Quantitative inter-country regional model, validation and policy simulations
Once the conceptual model has been finalised, estimates for each of the parameters and variables will be incorporated using data obtained from the quantitative data collection. The model will be used to try and replicate trends in risk factors and outcomes available from studies in the region as much as possible from 2000 to the present. One of the time frames that will be used for simulations is to 2025 in order to help guide potential policies for achieving relevant targets of the WHO Global Monitoring Framework [22]. The model will also be extended to 2050 to give enough time to assess the presence and influence of slow feedback mechanisms. Testing the model will involve undertaking sensitivity analyses for the parameters included and also ‘extreme case’ modelling [28] will help to assess the plausibility of the simulations being produced.
The primary targets for the option appraisal and simulation will be centred on policy recommendations generated from the POSD evaluation study, relevant targets in the Global Monitoring Framework, and policies identified by stakeholders, including no increase in obesity or diabetes prevalence by 2025, and a reduction in premature diabetes mortality by 25%. Various alternative scenarios, including adoption and implementation of policies related to risk factors and treatment, exogenous scenarios and testing one against the other, will be evaluated using the simulations. Potential policies will be evaluated alone and in plausible combinations, as guided by stakeholders, against a timeline of achievement by 2025, without a time horizon, and estimating a time horizon for achievement.
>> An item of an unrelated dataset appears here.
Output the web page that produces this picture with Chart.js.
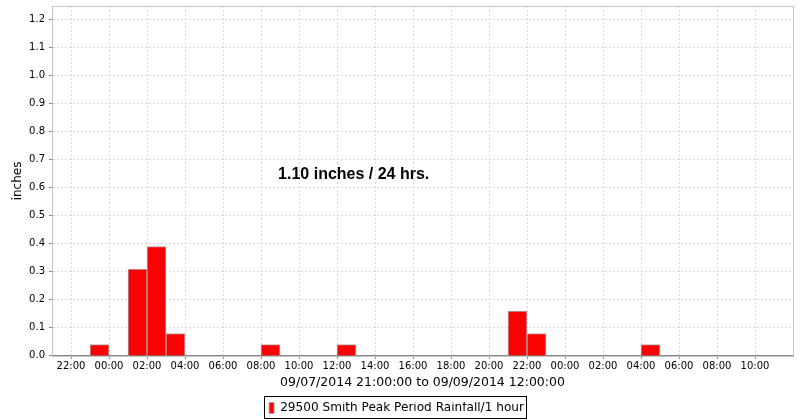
<!DOCTYPE html>
<html>
<head>
<meta charset="utf-8">
<script src="https://cdn.jsdelivr.net/npm/chart.js@4"></script>
<style>
  html, body { margin: 0; padding: 0; background: #fff; }
  #wrap { width: 800px; height: 420px; }
</style>
</head>
<body>
<div id="wrap"><canvas id="rainChart"></canvas></div>
<script>
// period start (hourly bars), from 09/07/2014 21:00 to 09/09/2014 12:00
var startTime = '2014-09-07T21:00:00';
var endTime = '2014-09-09T12:00:00';
var periods = ['2014-09-07T23:00:00', '2014-09-08T01:00:00', '2014-09-08T02:00:00', '2014-09-08T03:00:00',
               '2014-09-08T08:00:00', '2014-09-08T12:00:00', '2014-09-08T21:00:00', '2014-09-08T22:00:00',
               '2014-09-09T04:00:00'];
var rainfall = [0.04, 0.31, 0.39, 0.08, 0.04, 0.04, 0.16, 0.08, 0.04];
var tickLabels = ['22:00', '00:00', '02:00', '04:00', '06:00', '08:00', '10:00', '12:00', '14:00', '16:00',
                  '18:00', '20:00', '22:00', '00:00', '02:00', '04:00', '06:00', '08:00', '10:00'];
var seriesName = '29500 Smith Peak Period Rainfall/1 hour';
var rangeTitle = '09/07/2014 21:00:00 to 09/09/2014 12:00:00';
var totalNote = '1.10 inches / 24 hrs.';

var HOUR = 3600 * 1000;
function hoursFromStart(t) {
    return (new Date(t) - new Date(startTime)) / HOUR;
}
var totalHours = hoursFromStart(endTime);

var barData = periods.map(function (p, i) {
    return { x: hoursFromStart(p) + 0.5, y: rainfall[i] }; // bar covers the whole hour
});

Chart.defaults.font.family = "'DejaVu Sans', sans-serif";
Chart.defaults.font.size = 10;
Chart.defaults.color = '#000';

var LEGEND_SHIFT = 4; // push the legend a little lower

// light frame around the plot, the note, and a box round the legend
var framePlugin = {
    id: 'frame',
    beforeDraw: function (chart) {
        var lg = chart.legend;
        if (lg && lg.legendHitBoxes) {
            lg.top += LEGEND_SHIFT;
            lg.bottom += LEGEND_SHIFT;
            lg.legendHitBoxes.forEach(function (hb) { hb.top += LEGEND_SHIFT; });
        }
    },
    beforeDatasetsDraw: function (chart) {
        var a = chart.chartArea, ctx = chart.ctx;
        ctx.save();
        ctx.strokeStyle = '#c4c4c4';
        ctx.lineWidth = 1;
        ctx.strokeRect(Math.round(a.left) + 0.5, Math.round(a.top) + 0.5,
                       Math.round(a.right - a.left), Math.round(a.bottom - a.top));
        ctx.restore();
    },
    afterDraw: function (chart) {
        var ctx = chart.ctx;
        var xs = chart.scales.x, ys = chart.scales.y;
        ctx.save();
        ctx.font = "bold 16px 'Liberation Sans', Arial, sans-serif";
        ctx.fillStyle = '#000';
        ctx.textBaseline = 'middle';
        ctx.fillText(totalNote, xs.getPixelForValue(11.9), ys.getPixelForValue(0.645));
        var lg = chart.legend;
        if (lg && lg.legendHitBoxes && lg.legendHitBoxes.length) {
            var hb = lg.legendHitBoxes[0];
            var midY = Math.round(hb.top + hb.height / 2);
            ctx.strokeStyle = '#000';
            ctx.lineWidth = 1;
            ctx.strokeRect(Math.round(hb.left) - 4.5, midY - 11.5,
                           Math.round(hb.width) + 7, 22);
        }
        ctx.restore();
        // undo the shift so a redraw does not move it twice
        if (lg && lg.legendHitBoxes) {
            lg.top -= LEGEND_SHIFT;
            lg.bottom -= LEGEND_SHIFT;
            lg.legendHitBoxes.forEach(function (hb) { hb.top -= LEGEND_SHIFT; });
        }
    }
};

const config = {
    type: 'bar',
    data: {
        datasets: [{
            label: seriesName,
            data: barData,
            backgroundColor: '#ff0000',
            borderColor: '#aaaaaa',
            borderWidth: 1,
            barPercentage: 1.0,
            categoryPercentage: 1.0
        }]
    },
    options: {
        responsive: true,
        maintainAspectRatio: false,
        animation: false,
        layout: { padding: { top: 6, right: 7, left: 0, bottom: 0 } },
        plugins: {
            legend: {
                position: 'bottom',
                labels: {
                    boxWidth: 5,
                    boxHeight: 11,
                    padding: 0,
                    color: '#000',
                    font: { size: 12.1 }
                }
            },
            tooltip: { enabled: false }
        },
        scales: {
            x: {
                type: 'linear',
                offset: false,
                min: 0,
                max: totalHours,
                afterBuildTicks: function (scale) {
                    scale.ticks = tickLabels.map(function (lab, i) {
                        return { value: 1 + i * 2 };
                    });
                },
                afterFit: function (scale) { scale.height = 42; },
                ticks: {
                    autoSkip: false,
                    maxRotation: 0,
                    padding: 2,
                    color: '#000',
                    font: { size: 10 },
                    callback: function (v) {
                        return tickLabels[Math.round((v - 1) / 2)];
                    }
                },
                grid: {
                    offset: false,
                    color: '#d8d8d8',
                    tickLength: 3,
                    tickColor: '#888',
                    tickBorderDash: []
                },
                border: { color: '#888', width: 1, dash: [2, 2] },
                title: {
                    display: true,
                    text: rangeTitle,
                    color: '#000',
                    font: { size: 12.5 },
                    padding: { top: 0, bottom: 8 }
                }
            },
            y: {
                min: 0,
                max: 1.248,
                afterBuildTicks: function (scale) {
                    scale.ticks = scale.ticks.filter(function (t) { return t.value <= 1.2001; });
                },
                afterFit: function (scale) {
                    scale.width = 52;
                    scale.paddingTop = 0;
                    scale.paddingBottom = 0;
                },
                ticks: {
                    stepSize: 0.1,
                    padding: 4,
                    color: '#000',
                    font: { size: 10 },
                    callback: function (v) { return Number(v).toFixed(1); }
                },
                grid: {
                    color: '#d8d8d8',
                    tickLength: 3,
                    tickColor: '#888',
                    tickBorderDash: []
                },
                border: { color: '#888', width: 1, dash: [2, 2] },
                title: {
                    display: true,
                    text: 'inches',
                    color: '#000',
                    font: { size: 12 },
                    padding: { top: 11, bottom: 0 }
                }
            }
        }
    },
    plugins: [framePlugin]
};

const rainChart = new Chart(document.getElementById('rainChart'), config);
</script>
</body>
</html>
Special attention will be put into stratifying the model by gender and socioeconomic status to explore how the potential interventions for the prevention and control of diabetes impact on health equity.
Stakeholder model evaluation
Once the quantitative model has been tested, a simulation test environment (management flight simulator) will be developed for stakeholders to interact with the model. Stakeholders will be interviewed and surveyed to gather feedback on the model building process, utilisation of the simulation tool, and how process and outputs could be made more useful to them.
Ethical review
The study has been submitted for ethical review and approved by the University of the West Indies, Cave Hill/Barbados Ministry of Health Research Ethics Committee/Institutional Review board.